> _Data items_
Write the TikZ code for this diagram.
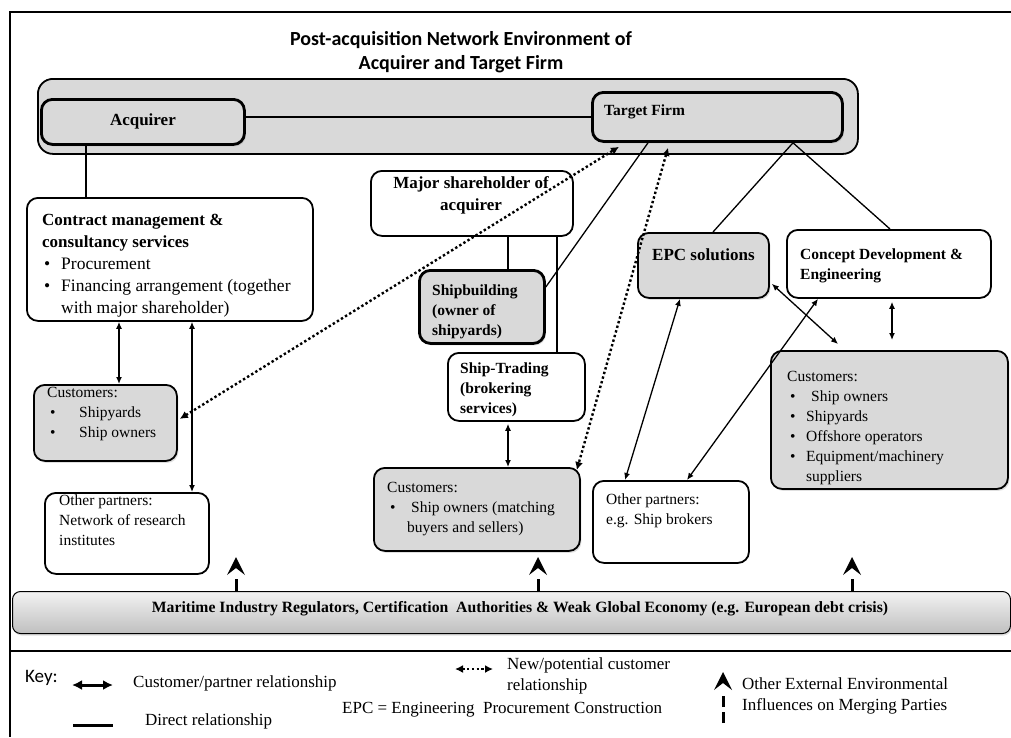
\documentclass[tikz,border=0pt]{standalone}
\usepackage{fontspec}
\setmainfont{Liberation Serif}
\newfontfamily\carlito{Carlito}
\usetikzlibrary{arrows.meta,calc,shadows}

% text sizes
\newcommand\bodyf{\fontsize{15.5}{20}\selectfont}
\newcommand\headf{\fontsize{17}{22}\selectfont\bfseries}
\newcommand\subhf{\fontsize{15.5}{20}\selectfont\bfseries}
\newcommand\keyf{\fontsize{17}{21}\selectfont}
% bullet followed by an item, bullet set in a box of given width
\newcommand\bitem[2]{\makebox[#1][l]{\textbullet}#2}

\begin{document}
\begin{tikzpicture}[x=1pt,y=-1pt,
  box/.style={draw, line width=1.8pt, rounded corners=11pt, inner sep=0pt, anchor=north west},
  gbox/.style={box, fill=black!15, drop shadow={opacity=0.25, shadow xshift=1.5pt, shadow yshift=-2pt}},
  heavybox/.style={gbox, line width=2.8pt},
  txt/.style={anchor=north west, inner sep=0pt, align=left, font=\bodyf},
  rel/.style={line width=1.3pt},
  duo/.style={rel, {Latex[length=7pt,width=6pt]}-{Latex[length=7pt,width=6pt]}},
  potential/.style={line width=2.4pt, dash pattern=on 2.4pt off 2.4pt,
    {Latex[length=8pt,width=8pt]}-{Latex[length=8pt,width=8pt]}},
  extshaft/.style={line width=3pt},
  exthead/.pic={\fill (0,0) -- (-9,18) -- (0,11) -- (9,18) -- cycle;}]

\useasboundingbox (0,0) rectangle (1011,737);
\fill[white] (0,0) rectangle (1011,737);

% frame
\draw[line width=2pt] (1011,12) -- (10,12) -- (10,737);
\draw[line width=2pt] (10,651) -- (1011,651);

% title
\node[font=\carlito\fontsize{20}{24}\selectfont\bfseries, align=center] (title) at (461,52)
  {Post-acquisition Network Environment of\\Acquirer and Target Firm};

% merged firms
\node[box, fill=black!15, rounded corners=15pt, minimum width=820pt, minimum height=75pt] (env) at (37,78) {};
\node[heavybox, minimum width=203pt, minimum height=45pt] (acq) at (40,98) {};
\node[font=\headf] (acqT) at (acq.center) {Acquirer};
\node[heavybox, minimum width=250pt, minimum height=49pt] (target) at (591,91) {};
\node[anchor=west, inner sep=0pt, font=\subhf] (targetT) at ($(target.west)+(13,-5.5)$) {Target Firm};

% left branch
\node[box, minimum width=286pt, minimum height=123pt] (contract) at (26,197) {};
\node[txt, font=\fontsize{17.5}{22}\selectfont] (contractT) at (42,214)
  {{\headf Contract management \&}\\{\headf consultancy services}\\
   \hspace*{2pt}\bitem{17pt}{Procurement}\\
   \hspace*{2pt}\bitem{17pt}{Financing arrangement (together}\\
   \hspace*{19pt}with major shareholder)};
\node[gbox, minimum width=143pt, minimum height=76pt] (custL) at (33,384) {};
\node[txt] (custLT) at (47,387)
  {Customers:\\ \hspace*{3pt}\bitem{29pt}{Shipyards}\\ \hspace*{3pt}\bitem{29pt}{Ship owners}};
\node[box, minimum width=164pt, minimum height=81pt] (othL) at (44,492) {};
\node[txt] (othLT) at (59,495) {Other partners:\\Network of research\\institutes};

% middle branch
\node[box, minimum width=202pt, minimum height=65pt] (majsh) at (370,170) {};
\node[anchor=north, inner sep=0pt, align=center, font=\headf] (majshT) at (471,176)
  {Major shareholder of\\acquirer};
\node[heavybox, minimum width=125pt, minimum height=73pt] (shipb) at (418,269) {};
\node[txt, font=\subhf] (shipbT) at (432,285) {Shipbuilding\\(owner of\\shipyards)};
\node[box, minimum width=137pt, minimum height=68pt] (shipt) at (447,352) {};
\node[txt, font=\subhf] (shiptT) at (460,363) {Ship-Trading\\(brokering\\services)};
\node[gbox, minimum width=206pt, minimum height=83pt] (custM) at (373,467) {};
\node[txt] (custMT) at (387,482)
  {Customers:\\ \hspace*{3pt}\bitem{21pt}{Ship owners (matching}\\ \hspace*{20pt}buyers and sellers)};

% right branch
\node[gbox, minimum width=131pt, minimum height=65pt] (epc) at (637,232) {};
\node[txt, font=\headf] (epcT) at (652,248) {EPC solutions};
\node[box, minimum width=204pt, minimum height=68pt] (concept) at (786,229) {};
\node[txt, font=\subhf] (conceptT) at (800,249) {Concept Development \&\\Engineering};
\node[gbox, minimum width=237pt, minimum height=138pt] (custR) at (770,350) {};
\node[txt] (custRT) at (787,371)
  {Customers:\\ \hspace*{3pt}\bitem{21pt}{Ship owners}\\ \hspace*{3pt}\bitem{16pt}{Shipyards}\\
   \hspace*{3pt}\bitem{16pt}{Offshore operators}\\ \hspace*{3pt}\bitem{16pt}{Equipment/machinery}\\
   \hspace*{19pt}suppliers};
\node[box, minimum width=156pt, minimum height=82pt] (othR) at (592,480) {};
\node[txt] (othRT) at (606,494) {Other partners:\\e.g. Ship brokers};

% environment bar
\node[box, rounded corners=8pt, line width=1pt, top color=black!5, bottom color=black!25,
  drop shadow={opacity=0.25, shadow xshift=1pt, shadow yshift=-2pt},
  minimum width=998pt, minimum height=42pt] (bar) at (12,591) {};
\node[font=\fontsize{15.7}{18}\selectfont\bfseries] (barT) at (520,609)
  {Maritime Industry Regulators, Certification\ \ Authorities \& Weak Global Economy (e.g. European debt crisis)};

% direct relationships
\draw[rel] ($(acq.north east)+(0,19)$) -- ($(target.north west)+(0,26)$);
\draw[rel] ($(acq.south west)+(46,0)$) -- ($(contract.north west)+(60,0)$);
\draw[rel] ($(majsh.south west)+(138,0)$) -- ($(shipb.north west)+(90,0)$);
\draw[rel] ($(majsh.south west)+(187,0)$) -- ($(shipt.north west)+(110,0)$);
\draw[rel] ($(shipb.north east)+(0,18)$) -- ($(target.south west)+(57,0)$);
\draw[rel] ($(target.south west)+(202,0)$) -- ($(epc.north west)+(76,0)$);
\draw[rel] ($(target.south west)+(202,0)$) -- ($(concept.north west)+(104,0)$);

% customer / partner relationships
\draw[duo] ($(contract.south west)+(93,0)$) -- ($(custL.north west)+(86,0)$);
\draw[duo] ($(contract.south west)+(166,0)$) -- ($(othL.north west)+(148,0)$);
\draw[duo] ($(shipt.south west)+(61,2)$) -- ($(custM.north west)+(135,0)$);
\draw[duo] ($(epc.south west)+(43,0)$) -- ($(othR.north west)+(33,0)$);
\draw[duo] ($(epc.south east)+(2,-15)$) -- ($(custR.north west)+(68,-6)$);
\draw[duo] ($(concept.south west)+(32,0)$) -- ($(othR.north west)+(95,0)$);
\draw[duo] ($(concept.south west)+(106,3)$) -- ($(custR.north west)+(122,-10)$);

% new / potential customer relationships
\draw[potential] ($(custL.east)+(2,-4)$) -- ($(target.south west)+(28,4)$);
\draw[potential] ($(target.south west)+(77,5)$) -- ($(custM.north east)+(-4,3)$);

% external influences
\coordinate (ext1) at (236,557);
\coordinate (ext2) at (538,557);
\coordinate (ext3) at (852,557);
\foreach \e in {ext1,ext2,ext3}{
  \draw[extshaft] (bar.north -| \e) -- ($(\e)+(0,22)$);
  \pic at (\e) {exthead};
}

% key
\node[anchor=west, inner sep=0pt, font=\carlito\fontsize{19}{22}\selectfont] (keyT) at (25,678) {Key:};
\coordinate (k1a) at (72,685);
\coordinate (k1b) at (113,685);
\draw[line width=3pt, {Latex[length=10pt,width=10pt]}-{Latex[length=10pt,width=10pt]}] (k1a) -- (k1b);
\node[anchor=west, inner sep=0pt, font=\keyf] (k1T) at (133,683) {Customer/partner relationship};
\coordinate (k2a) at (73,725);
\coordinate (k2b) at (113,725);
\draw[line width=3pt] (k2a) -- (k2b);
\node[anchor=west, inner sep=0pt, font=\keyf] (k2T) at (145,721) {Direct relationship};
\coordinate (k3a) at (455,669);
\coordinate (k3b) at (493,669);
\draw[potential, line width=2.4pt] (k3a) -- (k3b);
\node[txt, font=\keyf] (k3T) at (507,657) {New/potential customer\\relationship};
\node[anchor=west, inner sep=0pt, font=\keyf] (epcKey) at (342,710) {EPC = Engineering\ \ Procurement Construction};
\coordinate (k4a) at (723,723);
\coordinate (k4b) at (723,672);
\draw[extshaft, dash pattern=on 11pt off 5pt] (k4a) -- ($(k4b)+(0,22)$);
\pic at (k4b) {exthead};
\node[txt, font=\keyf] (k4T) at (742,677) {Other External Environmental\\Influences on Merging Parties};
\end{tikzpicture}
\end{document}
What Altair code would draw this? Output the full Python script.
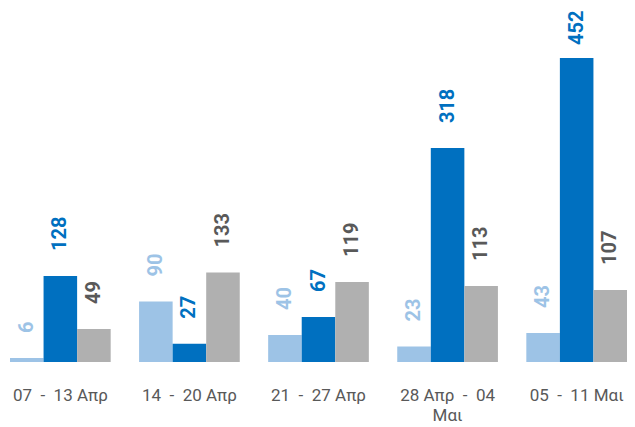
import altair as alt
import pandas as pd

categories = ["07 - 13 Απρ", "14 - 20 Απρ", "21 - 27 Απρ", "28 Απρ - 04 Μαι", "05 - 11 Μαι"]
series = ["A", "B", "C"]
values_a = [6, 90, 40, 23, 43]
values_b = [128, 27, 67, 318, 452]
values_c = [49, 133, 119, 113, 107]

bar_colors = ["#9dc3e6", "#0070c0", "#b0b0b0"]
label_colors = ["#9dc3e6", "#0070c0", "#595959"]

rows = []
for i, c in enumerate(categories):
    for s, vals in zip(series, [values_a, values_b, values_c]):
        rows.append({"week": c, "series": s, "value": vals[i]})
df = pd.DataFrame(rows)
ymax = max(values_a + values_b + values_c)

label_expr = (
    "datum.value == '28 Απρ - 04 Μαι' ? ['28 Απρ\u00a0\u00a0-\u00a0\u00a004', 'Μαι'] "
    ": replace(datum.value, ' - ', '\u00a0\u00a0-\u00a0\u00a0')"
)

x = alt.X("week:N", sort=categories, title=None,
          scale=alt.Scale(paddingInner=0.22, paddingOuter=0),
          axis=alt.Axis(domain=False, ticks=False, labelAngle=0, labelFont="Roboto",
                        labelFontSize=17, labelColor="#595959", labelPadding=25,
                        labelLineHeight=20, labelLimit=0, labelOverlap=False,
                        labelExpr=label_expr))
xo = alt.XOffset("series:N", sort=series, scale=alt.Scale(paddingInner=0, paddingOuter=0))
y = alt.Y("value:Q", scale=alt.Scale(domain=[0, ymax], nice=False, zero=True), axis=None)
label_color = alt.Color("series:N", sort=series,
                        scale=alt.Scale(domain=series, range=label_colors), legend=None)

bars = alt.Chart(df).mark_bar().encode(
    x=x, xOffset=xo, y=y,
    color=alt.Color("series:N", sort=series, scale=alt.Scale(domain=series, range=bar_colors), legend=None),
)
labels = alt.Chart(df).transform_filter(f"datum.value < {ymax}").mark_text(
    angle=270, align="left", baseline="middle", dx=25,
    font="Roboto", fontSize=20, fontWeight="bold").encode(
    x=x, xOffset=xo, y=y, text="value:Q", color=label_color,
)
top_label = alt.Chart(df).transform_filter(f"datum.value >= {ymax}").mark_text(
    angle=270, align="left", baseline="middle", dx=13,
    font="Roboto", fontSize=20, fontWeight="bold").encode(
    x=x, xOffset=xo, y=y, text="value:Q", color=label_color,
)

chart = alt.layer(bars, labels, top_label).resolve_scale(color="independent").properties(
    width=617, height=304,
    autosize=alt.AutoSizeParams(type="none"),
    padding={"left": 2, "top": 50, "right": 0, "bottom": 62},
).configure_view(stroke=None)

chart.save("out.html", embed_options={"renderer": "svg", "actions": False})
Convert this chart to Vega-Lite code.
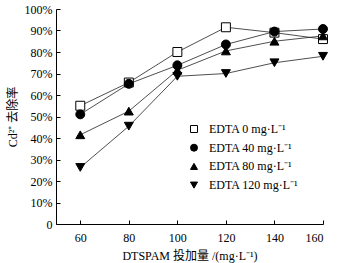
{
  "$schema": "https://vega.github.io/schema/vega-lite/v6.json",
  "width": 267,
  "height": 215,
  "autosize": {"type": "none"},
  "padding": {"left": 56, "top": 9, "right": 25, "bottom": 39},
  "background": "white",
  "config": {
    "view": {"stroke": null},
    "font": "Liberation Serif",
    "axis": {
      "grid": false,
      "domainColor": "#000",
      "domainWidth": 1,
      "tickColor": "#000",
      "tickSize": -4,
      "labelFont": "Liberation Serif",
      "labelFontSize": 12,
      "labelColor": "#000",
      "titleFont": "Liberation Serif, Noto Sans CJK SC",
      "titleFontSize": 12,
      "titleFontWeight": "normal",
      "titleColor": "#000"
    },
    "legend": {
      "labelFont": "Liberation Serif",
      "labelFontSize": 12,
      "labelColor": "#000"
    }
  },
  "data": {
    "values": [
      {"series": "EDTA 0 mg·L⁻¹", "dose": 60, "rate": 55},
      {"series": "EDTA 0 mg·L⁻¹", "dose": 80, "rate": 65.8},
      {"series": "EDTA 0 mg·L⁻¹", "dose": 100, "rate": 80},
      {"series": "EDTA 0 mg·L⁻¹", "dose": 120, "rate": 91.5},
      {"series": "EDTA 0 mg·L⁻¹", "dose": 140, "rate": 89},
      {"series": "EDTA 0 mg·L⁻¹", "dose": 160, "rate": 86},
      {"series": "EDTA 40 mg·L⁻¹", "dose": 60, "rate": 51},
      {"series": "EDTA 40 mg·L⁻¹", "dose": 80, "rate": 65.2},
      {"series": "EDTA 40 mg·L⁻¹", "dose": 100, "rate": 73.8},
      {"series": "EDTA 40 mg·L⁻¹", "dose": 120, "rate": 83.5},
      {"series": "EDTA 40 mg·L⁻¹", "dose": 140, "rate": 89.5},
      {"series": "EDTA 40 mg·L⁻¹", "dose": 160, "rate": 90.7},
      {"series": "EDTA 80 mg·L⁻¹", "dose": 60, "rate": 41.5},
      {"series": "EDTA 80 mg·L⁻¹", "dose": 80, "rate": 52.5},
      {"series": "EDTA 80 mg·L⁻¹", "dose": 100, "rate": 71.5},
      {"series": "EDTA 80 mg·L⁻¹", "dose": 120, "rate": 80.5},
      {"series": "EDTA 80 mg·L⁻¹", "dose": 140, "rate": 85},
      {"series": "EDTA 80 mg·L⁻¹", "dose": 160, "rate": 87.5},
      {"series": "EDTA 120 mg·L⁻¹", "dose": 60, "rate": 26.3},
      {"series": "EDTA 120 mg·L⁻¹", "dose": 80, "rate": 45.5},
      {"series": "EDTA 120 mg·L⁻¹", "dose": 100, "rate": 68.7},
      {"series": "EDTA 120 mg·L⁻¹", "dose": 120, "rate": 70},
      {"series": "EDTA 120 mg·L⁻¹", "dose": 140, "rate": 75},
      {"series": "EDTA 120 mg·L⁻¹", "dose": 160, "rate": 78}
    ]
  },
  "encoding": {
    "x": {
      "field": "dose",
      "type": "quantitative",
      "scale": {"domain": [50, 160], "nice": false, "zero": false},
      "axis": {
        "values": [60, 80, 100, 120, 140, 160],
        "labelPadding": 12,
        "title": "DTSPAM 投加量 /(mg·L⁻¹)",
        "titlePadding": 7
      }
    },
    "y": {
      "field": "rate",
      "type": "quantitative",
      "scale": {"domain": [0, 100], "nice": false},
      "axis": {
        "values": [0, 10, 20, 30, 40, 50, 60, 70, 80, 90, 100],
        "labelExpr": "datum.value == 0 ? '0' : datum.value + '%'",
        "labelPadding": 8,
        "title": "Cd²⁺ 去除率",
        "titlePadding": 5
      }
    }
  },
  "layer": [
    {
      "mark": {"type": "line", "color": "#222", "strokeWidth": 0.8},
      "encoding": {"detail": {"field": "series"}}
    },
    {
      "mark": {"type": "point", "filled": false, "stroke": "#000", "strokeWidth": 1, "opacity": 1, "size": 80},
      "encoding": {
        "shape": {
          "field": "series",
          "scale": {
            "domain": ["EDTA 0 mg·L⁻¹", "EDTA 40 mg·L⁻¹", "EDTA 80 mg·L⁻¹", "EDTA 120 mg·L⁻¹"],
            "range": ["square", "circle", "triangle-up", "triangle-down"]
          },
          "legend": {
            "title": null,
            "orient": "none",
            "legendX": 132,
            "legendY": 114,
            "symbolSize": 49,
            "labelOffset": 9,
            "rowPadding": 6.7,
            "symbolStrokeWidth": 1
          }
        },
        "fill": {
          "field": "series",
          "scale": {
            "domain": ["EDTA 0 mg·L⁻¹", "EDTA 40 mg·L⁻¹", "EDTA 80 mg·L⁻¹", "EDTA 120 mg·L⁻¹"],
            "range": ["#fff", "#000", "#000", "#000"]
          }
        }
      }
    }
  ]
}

> _What you have to do_
Within the entries above, give again exactly the lines starting at the one that contains "What Altair code" and ending at the one that contains "scale=alt.Scale(domain=series, range=label_colors), legend=None)", leaving out the pictures.

> _Response to the task_
What Altair code would draw this? Output the full Python script.
import altair as alt
import pandas as pd

categories = ["07 - 13 Απρ", "14 - 20 Απρ", "21 - 27 Απρ", "28 Απρ - 04 Μαι", "05 - 11 Μαι"]
series = ["A", "B", "C"]
values_a = [6, 90, 40, 23, 43]
values_b = [128, 27, 67, 318, 452]
values_c = [49, 133, 119, 113, 107]

bar_colors = ["#9dc3e6", "#0070c0", "#b0b0b0"]
label_colors = ["#9dc3e6", "#0070c0", "#595959"]

rows = []
for i, c in enumerate(categories):
    for s, vals in zip(series, [values_a, values_b, values_c]):
        rows.append({"week": c, "series": s, "value": vals[i]})
df = pd.DataFrame(rows)
ymax = max(values_a + values_b + values_c)

label_expr = (
    "datum.value == '28 Απρ - 04 Μαι' ? ['28 Απρ\u00a0\u00a0-\u00a0\u00a004', 'Μαι'] "
    ": replace(datum.value, ' - ', '\u00a0\u00a0-\u00a0\u00a0')"
)

x = alt.X("week:N", sort=categories, title=None,
          scale=alt.Scale(paddingInner=0.22, paddingOuter=0),
          axis=alt.Axis(domain=False, ticks=False, labelAngle=0, labelFont="Roboto",
                        labelFontSize=17, labelColor="#595959", labelPadding=25,
                        labelLineHeight=20, labelLimit=0, labelOverlap=False,
                        labelExpr=label_expr))
xo = alt.XOffset("series:N", sort=series, scale=alt.Scale(paddingInner=0, paddingOuter=0))
y = alt.Y("value:Q", scale=alt.Scale(domain=[0, ymax], nice=False, zero=True), axis=None)
label_color = alt.Color("series:N", sort=series,
                        scale=alt.Scale(domain=series, range=label_colors), legend=None)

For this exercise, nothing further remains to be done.